··· Listed entries

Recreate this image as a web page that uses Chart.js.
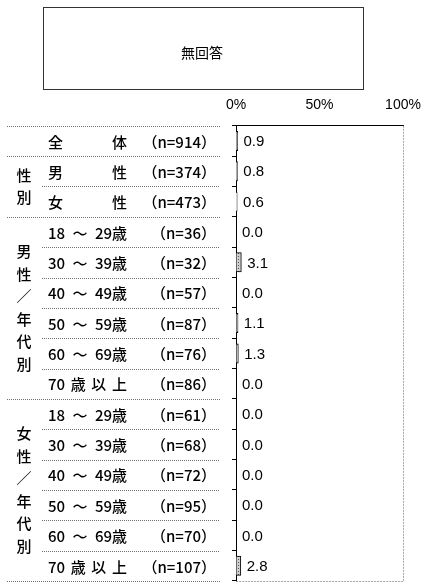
<!DOCTYPE html>
<html>
<head>
<meta charset="utf-8">
<script src="https://cdn.jsdelivr.net/npm/chart.js@4"></script>
<style>
  html, body { margin: 0; padding: 0; background: #fff; }
</style>
</head>
<body>
<canvas id="chart" width="424" height="584"></canvas>
<script>
// 行ラベル（スペースは均等割りの区切り）
const rowLabels = ['全 体', '男 性', '女 性',
  '18 ～ 29歳', '30 ～ 39歳', '40 ～ 49歳', '50 ～ 59歳', '60 ～ 69歳', '70 歳 以 上',
  '18 ～ 29歳', '30 ～ 39歳', '40 ～ 49歳', '50 ～ 59歳', '60 ～ 69歳', '70 歳 以 上'];
const nLabels = ['（n=914）', '（n=374）', '（n=473）',
  '（n=36）', '（n=32）', '（n=57）', '（n=87）', '（n=76）', '（n=86）',
  '（n=61）', '（n=68）', '（n=72）', '（n=95）', '（n=70）', '（n=107）'];
const values = [0.9, 0.8, 0.6, 0.0, 3.1, 0.0, 1.1, 1.3, 0.0, 0.0, 0.0, 0.0, 0.0, 0.0, 2.8];
const groupLabels = ['', '性別', '男性／年代別', '女性／年代別'];
const groupFirst = [0, 1, 3, 9];
const groupLast = [0, 2, 8, 14];
const xTicks = [0, 50, 100];
const legendLabel = '無回答';

const JP = '"Noto Sans CJK JP", sans-serif';
const canvas = document.getElementById('chart');

// 網掛けパターン
const pc = document.createElement('canvas');
pc.width = 3; pc.height = 3;
const pctx = pc.getContext('2d');
pctx.fillStyle = '#cfcfcf';
pctx.fillRect(0, 0, 3, 3);
pctx.fillStyle = '#555';
pctx.fillRect(1, 1, 1, 1);
const barFill = canvas.getContext('2d').createPattern(pc, 'repeat');

function dotLine(ctx, x0, x1, y) {
  ctx.save();
  ctx.strokeStyle = '#707070';
  ctx.lineWidth = 1;
  ctx.setLineDash([1, 1]);
  ctx.beginPath();
  ctx.moveTo(x0, Math.round(y) + 0.5);
  ctx.lineTo(x1, Math.round(y) + 0.5);
  ctx.stroke();
  ctx.restore();
}

// 左側の表
const tablePlugin = {
  id: 'table',
  afterDraw(chart) {
    const ctx = chart.ctx;
    const y = chart.scales.y;
    const rowH = y.getPixelForValue(1) - y.getPixelForValue(0);
    ctx.save();
    ctx.fillStyle = '#000';
    ctx.font = '500 15px ' + JP;
    ctx.textBaseline = 'middle';
    rowLabels.forEach((lab, i) => {
      const cy = y.getPixelForValue(i);
      const parts = lab.split(' ');
      const x0 = 48, x1 = 127;
      const widths = parts.map(p => ctx.measureText(p).width);
      const total = widths.reduce((a, b) => a + b, 0);
      const gap = parts.length > 1 ? (x1 - x0 - total) / (parts.length - 1) : 0;
      let x = x0;
      ctx.textAlign = 'left';
      parts.forEach((p, k) => { ctx.fillText(p, x, cy + 1); x += widths[k] + gap; });
      ctx.textAlign = 'right';
      ctx.fillText(nLabels[i], 216, cy + 1);
    });
    groupLabels.forEach((g, gi) => {
      const top = y.getPixelForValue(groupFirst[gi]) - rowH / 2;
      const bot = y.getPixelForValue(groupLast[gi]) + rowH / 2;
      dotLine(ctx, 7, 220, top);
      if (gi === groupLabels.length - 1) dotLine(ctx, 7, 220, bot);
      for (let r = groupFirst[gi] + 1; r <= groupLast[gi]; r++) {
        dotLine(ctx, g ? 42 : 7, 220, y.getPixelForValue(r) - rowH / 2);
      }
      if (g) {
        const chars = Array.from(g);
        const step = 22.5;
        const mid = (top + bot) / 2;
        ctx.textAlign = 'center';
        chars.forEach((c, k) => {
          ctx.fillText(c, 24, mid + (k - (chars.length - 1) / 2) * step);
        });
      }
    });
    ctx.restore();
  }
};

// 枠線（右・下は点線）と凡例ボックス
const framePlugin = {
  id: 'frame',
  afterDraw(chart) {
    const { ctx, chartArea: a } = chart;
    ctx.save();
    ctx.strokeStyle = '#a8a8a8';
    ctx.lineWidth = 1;
    ctx.setLineDash([2, 1]);
    ctx.beginPath();
    ctx.moveTo(Math.round(a.right) + 0.5, a.top);
    ctx.lineTo(Math.round(a.right) + 0.5, Math.round(a.bottom) + 0.5);
    ctx.lineTo(a.left, Math.round(a.bottom) + 0.5);
    ctx.stroke();
    ctx.setLineDash([]);
    ctx.strokeStyle = '#333';
    ctx.strokeRect(43.5, 7.5, 320, 82);
    ctx.fillStyle = '#000';
    ctx.font = '14px ' + JP;
    ctx.textAlign = 'center';
    ctx.textBaseline = 'middle';
    ctx.fillText(legendLabel, 202, 53);
    ctx.restore();
  }
};

// 数値ラベル
const valuePlugin = {
  id: 'values',
  afterDatasetsDraw(chart) {
    const ctx = chart.ctx;
    const meta = chart.getDatasetMeta(0);
    ctx.save();
    ctx.fillStyle = '#000';
    ctx.font = '15px "Liberation Sans", Arial, sans-serif';
    ctx.textAlign = 'left';
    ctx.textBaseline = 'middle';
    meta.data.forEach((bar, i) => {
      ctx.fillText(values[i].toFixed(1), bar.x + 6, bar.y + 1);
    });
    ctx.restore();
  }
};

new Chart(canvas, {
  type: 'bar',
  data: {
    labels: rowLabels,
    datasets: [{
      label: legendLabel,
      data: values,
      backgroundColor: barFill,
      borderColor: '#000',
      borderWidth: 1,
      borderSkipped: false,
      inflateAmount: 0.5,
      barThickness: 19
    }]
  },
  options: {
    indexAxis: 'y',
    responsive: false,
    animation: false,
    layout: { padding: { left: 232, right: 21, top: 85, bottom: 3 } },
    plugins: { legend: { display: false }, tooltip: { enabled: false } },
    scales: {
      x: {
        position: 'top',
        min: 0,
        max: 100,
        afterBuildTicks: s => { s.ticks = xTicks.map(v => ({ value: v })); },
        afterFit: s => { s.paddingLeft = 0; s.paddingRight = 0; },
        ticks: {
          callback: v => v + '%',
          color: '#000',
          padding: 12,
          maxRotation: 0,
          font: { family: '"Liberation Sans Narrow", "Liberation Sans", Arial, sans-serif', size: 14 }
        },
        grid: { display: false, drawTicks: false },
        border: { display: true, color: '#000', width: 1 }
      },
      y: {
        ticks: { display: false },
        grid: { drawOnChartArea: false, color: '#000', tickLength: 4, offset: true },
        border: { display: true, color: '#000', width: 1 }
      }
    }
  },
  plugins: [tablePlugin, framePlugin, valuePlugin]
});
</script>
</body>
</html>
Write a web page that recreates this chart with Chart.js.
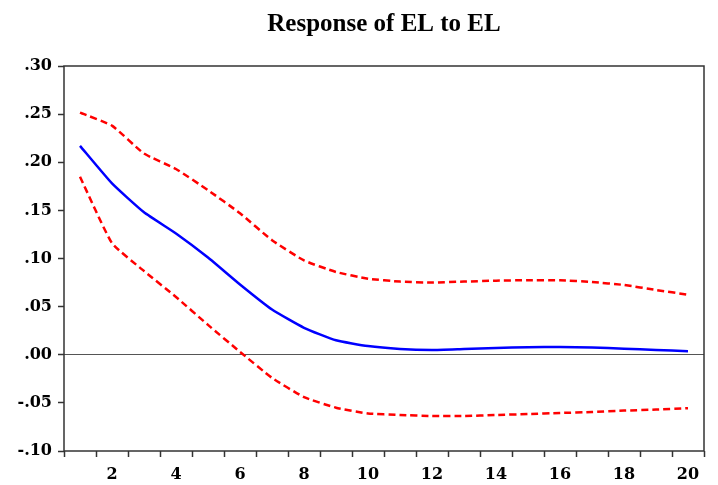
<!DOCTYPE html>
<html>
<head>
<meta charset="utf-8">
<script src="https://cdn.jsdelivr.net/npm/chart.js@4/dist/chart.umd.min.js"></script>
<style>
    html, body { margin: 0; padding: 0; background: #fff; }
    #chartBox { width: 718px; height: 485px; }
</style>
</head>
<body>
<div id="chartBox"><canvas id="irfChart"></canvas></div>
<script>
// periods 1..20
const periods = ["1", "2", "3", "4", "5", "6", "7", "8", "9", "10",
    "11", "12", "13", "14", "15", "16", "17", "18", "19", "20"];

const response = [0.217, 0.178, 0.148, 0.126, 0.101, 0.073, 0.047, 0.028, 0.015, 0.009,
    0.006, 0.005, 0.006, 0.007, 0.0078, 0.008, 0.0075, 0.0063, 0.005, 0.0036];

const upperBand = [0.2515, 0.238, 0.209, 0.193, 0.171, 0.147, 0.119, 0.098, 0.086, 0.079,
    0.076, 0.075, 0.076, 0.077, 0.0775, 0.0774, 0.0756, 0.0725, 0.0673, 0.0624];

const lowerBand = [0.185, 0.116, 0.087, 0.060, 0.031, 0.003, -0.024, -0.044, -0.055, -0.061,
    -0.0626, -0.0636, -0.0636, -0.0626, -0.0616, -0.0605, -0.0595, -0.058, -0.057, -0.0555];

const yTickLabels = { "0.3": ".30", "0.25": ".25", "0.2": ".20", "0.15": ".15", "0.1": ".10",
    "0.05": ".05", "0": ".00", "-0.05": "-.05", "-0.1": "-.10" };

const chartTitle = "Response of EL to EL";

// frame around plot area + title centred over the plot area
const frameBox = {
    id: "frameBox",
    afterDraw(chart) {
        const { ctx, chartArea } = chart;
        ctx.save();
        ctx.strokeStyle = "#333";
        ctx.lineWidth = 1.5;
        ctx.strokeRect(chartArea.left, chartArea.top, chartArea.right - chartArea.left, chartArea.bottom - chartArea.top);
        ctx.fillStyle = "#000";
        ctx.font = "bold 25px 'Liberation Serif'";
        ctx.textAlign = "center";
        ctx.textBaseline = "alphabetic";
        ctx.fillText(chartTitle, (chartArea.left + chartArea.right) / 2, 31);
        ctx.restore();
    }
};

function lineSet(label, data, color, dashed) {
    return {
        label: label,
        data: data,
        borderColor: color,
        borderWidth: 2.5,
        borderDash: dashed ? [7, 4] : [],
        pointRadius: 0,
        tension: 0.15,
        fill: false
    };
}

new Chart(document.getElementById("irfChart").getContext("2d"), {
    type: "line",
    data: {
        labels: periods,
        datasets: [
            lineSet("Upper", upperBand, "#ff0000", true),
            lineSet("Lower", lowerBand, "#ff0000", true),
            lineSet("Response", response, "#0000ff", false)
        ]
    },
    options: {
        responsive: true,
        maintainAspectRatio: false,
        animation: false,
        layout: { padding: { left: 0, right: 14, top: 66, bottom: 0 } },
        plugins: {
            legend: { display: false },
            tooltip: { enabled: false },
            title: { display: false }
        },
        scales: {
            x: {
                offset: true,
                afterFit: s => { s.height = 34; },
                grid: {
                    offset: true,
                    drawOnChartArea: false,
                    tickLength: 6,
                    tickColor: "#333",
                    tickWidth: 1.5
                },
                border: { display: false },
                ticks: {
                    autoSkip: false,
                    maxRotation: 0,
                    color: "#000",
                    padding: 8,
                    font: { family: "DejaVu Serif", size: 16, weight: "bold" },
                    callback: function (value, index) {
                        return index % 2 === 1 ? periods[index] : "";
                    }
                }
            },
            y: {
                min: -0.1,
                max: 0.3,
                afterFit: s => { s.width = 64; },
                grid: {
                    color: ctx => (ctx.tick && ctx.tick.value === 0 ? "#555" : "transparent"),
                    lineWidth: 1,
                    tickLength: 6,
                    tickColor: "#333",
                    tickWidth: 1.5
                },
                border: { display: false },
                ticks: {
                    stepSize: 0.05,
                    color: "#000",
                    padding: 6,
                    font: { family: "DejaVu Serif", size: 16, weight: "bold" },
                    callback: function (value) {
                        const key = String(Math.round(value * 100) / 100);
                        return yTickLabels[key] !== undefined ? yTickLabels[key] : "";
                    }
                }
            }
        }
    },
    plugins: [frameBox]
});
</script>
</body>
</html>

······

Show the lines of the records that include the string "page".

Recreate this image as a web page that uses Chart.js.
Write a web page that recreates this chart with Chart.js.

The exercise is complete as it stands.